Zweimal komplett heruntergebrannt, brannte der Hondō (Haupthalle) das letzte Mal 1967 nieder und wurde 1970 nach Plänen eines modernen Architekten aus Beton wieder aufgebaut. Das Haupttor (Niōmon) mit den Wächterfiguren (Niō) soll das größte auf ganz Shikoku sein.

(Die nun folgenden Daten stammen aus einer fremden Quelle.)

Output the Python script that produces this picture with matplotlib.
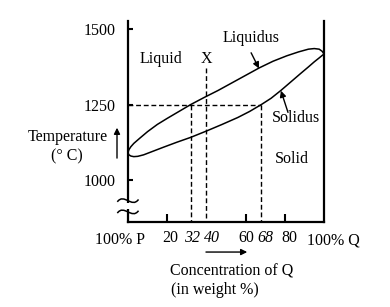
import numpy as np
import matplotlib.pyplot as plt
from matplotlib.patches import FancyArrowPatch, Rectangle, PathPatch
from matplotlib.path import Path
from matplotlib.transforms import blended_transform_factory, ScaledTranslation

plt.rcParams['font.family'] = ['Liberation Serif', 'DejaVu Serif']
plt.rcParams['font.size'] = 11.5

# liquidus / solidus (concentration of Q in wt%, temperature in C)
liq_conc = [0, 0.5, 1.5, 3, 6, 10, 15, 20, 26, 32, 39, 46, 53, 60, 67, 74, 81, 87, 92, 95, 97.5, 99, 100]
liq_temp = [1090, 1100, 1110, 1121, 1138, 1160, 1184, 1204, 1227, 1250, 1274, 1297, 1322, 1347, 1372,
            1394, 1412, 1425, 1434, 1436, 1434, 1427, 1418]
sol_conc = [0, 0.5, 1.5, 3, 5, 8, 12, 18, 25, 32, 40, 48, 56, 62, 68, 73, 78, 83, 88, 92, 95, 97.5, 99, 100]
sol_temp = [1090, 1083, 1079, 1077, 1078, 1083, 1093, 1108, 1125, 1141, 1162, 1184, 1207, 1227, 1250,
            1271, 1297, 1325, 1353, 1375, 1392, 1405, 1413, 1418]

alloy_x = 40
temp_line = 1250
liq_comp = 32
sol_comp = 68

xtick_vals = [20, 32, 40, 60, 68, 80]
xtick_italic = [32, 40, 68]
ytick_vals = [1000, 1250, 1500]

fig = plt.figure(figsize=(3.9, 3.07), dpi=100)
ax = fig.add_axes([0.328, 0.277, 0.503, 0.655])

ax.plot(liq_conc, liq_temp, color='black', lw=1.1)
ax.plot(sol_conc, sol_temp, color='black', lw=1.1)

dash = dict(color='black', lw=1.0, dashes=(3.5, 2))
ax.plot([0, sol_comp], [temp_line, temp_line], **dash)
ax.plot([liq_comp, liq_comp], [temp_line, 860], **dash)
ax.plot([sol_comp, sol_comp], [temp_line, 860], **dash)
ax.plot([alloy_x, alloy_x], [1372, 860], **dash)

ax.set_xlim(0, 100)
ax.set_ylim(860, 1528)

for s in ['left', 'bottom', 'right']:
    ax.spines[s].set_linewidth(1.6)
ax.spines['top'].set_visible(False)

ax.set_xticks(xtick_vals)
ax.set_xticklabels([str(v) for v in xtick_vals])
ax.tick_params(axis='x', direction='in', length=6, width=1.5, pad=6)
# hand-drawn original puts the labels a little right of a linear scale
nudge = {20: 3, 32: 1, 40: 6, 60: 1, 68: 4, 80: 5}
for t, v in zip(ax.xaxis.get_major_ticks(), xtick_vals):
    if v in xtick_italic:
        t.tick1line.set_visible(False)
        t.label1.set_fontstyle('italic')
    t.label1.set_transform(t.label1.get_transform() + ScaledTranslation(nudge[v] / 100, 0, fig.dpi_scale_trans))
ax.set_yticks(ytick_vals)
ax.tick_params(axis='y', direction='in', length=3.5, width=1.5, pad=9)

trans = blended_transform_factory(ax.transData, ax.transAxes)
ax.text(-4, -0.09, '100% P', transform=trans, ha='center', va='center')
ax.text(104.6, -0.09, '100% Q', transform=trans, ha='center', va='center')

# axis break marks: gap in the spine plus two tildes
ax.add_patch(Rectangle((-0.02, 0.064), 0.04, 0.03, transform=ax.transAxes, facecolor='white',
                       edgecolor='none', clip_on=False, zorder=3))
for yb in [0.106, 0.05]:
    verts = [(-0.054, yb - 0.006), (-0.02, yb + 0.04), (0.02, yb - 0.04), (0.054, yb + 0.006)]
    tilde = Path(verts, [Path.MOVETO, Path.CURVE4, Path.CURVE4, Path.CURVE4])
    ax.add_patch(PathPatch(tilde, transform=ax.transAxes, facecolor='none', edgecolor='black',
                           lw=1.1, clip_on=False, zorder=4))

ax.text(16.8, 1402, 'Liquid', ha='center', va='center')
ax.text(alloy_x, 1402, 'X', ha='center', va='center')
ax.text(62.8, 1472, 'Liquidus', ha='center', va='center')
ax.text(85.7, 1204, 'Solidus', ha='center', va='center')
ax.text(83.7, 1068, 'Solid', ha='center', va='center')

arr = dict(arrowstyle='-|>', color='black', lw=1.0, mutation_scale=9, shrinkA=0, shrinkB=0)
ax.annotate('', xy=(66.8, 1370), xytext=(62.8, 1422), arrowprops=arr)
ax.annotate('', xy=(78, 1296), xytext=(81.6, 1224), arrowprops=arr)

fig.text(0.174, 0.554, 'Temperature', ha='center', va='center')
fig.text(0.172, 0.489, '(\u00b0 C)', ha='center', va='center')
fig.patches.append(FancyArrowPatch((0.3, 0.476), (0.3, 0.593), transform=fig.transFigure,
                                   arrowstyle='-|>', mutation_scale=9, color='black', lw=1.0))

fig.text(0.595, 0.117, 'Concentration of Q', ha='center', va='center')
fig.text(0.551, 0.055, '(in weight %)', ha='center', va='center')
fig.patches.append(FancyArrowPatch((0.521, 0.179), (0.641, 0.179), transform=fig.transFigure,
                                   arrowstyle='-|>', mutation_scale=9, color='black', lw=1.0))

fig.savefig('out.png', dpi=100)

Als wir von der Telefonzelle auf dem Tempelgelände aus in der Jugendherberge anrufen, wird uns gesagt, dass sie für heute voll sind. Schade, aber im Tempelführer stehen noch weitere Adressen, die man vor Ort abklappern kann. Da es schon spät ist und langsam dunkel wir, wollen mit dem Bus, die Bushaltestelle liegt direkt um die Ecke, nach Tokushima fahren. Leider können wir den Fahrplan nicht lesen und fragen insgesamt 4 Japaner, vom älteren Herrn bis zum Fahrrad fahrenden Teenager, ob und wann der Bus fährt. Langsam wird es kalt, aber dann kommt endlich doch noch ein Bus. Aber zu früh gefreut, der Busfahrer winkt ab, vielleicht nimmt er uns auf der Rücktour mit? Schließlich und endlich landen wir dann doch noch in einem Bus, der uns zum Hauptbahnhof von Tokushima bringt. Auf dem Weg lernen wir einen jungen Japaner kennen, den wir fragen, ob er uns ein preiswertes Hotel empfehlen kann. Hajo lässt nicht locker, so dass der hilfsbereite Japaner uns zum Ryokan Sakura-ko führt, und noch bei der Auskunft den Bus für morgen nach Bando erfragt. Wir bedanken uns natürlich sehr herzlich und checken im Sakura-ko ein. Hier gibt es erstmal, wie in Japan üblich, Tee und Kekse, obwohl der Nachmittag schon lange vorbei ist. Für den größeren Hunger finden wir im Hauptgebäude des Bahnhofs ein Nudelsuppen Restaurant. Nach einem kurzen Abstecher in ein Sunkus Kombini, wo wie unser Frühstück dür morgen und Proviant einkaufen, kehren wir ins Sakura-ko zurück. Anhand der Schuhe, die hier stehen, folgere ich, dass hier viele Ausländer zu Gast sind, der Blick ins Gästebuch bestätigt meine Annahme: Fast nur Ausländer – kaum japanische Namen. Nach einer schnellen Dusche, das Ofuro war mir einfach zu heiß, geht es wieder in die Futons.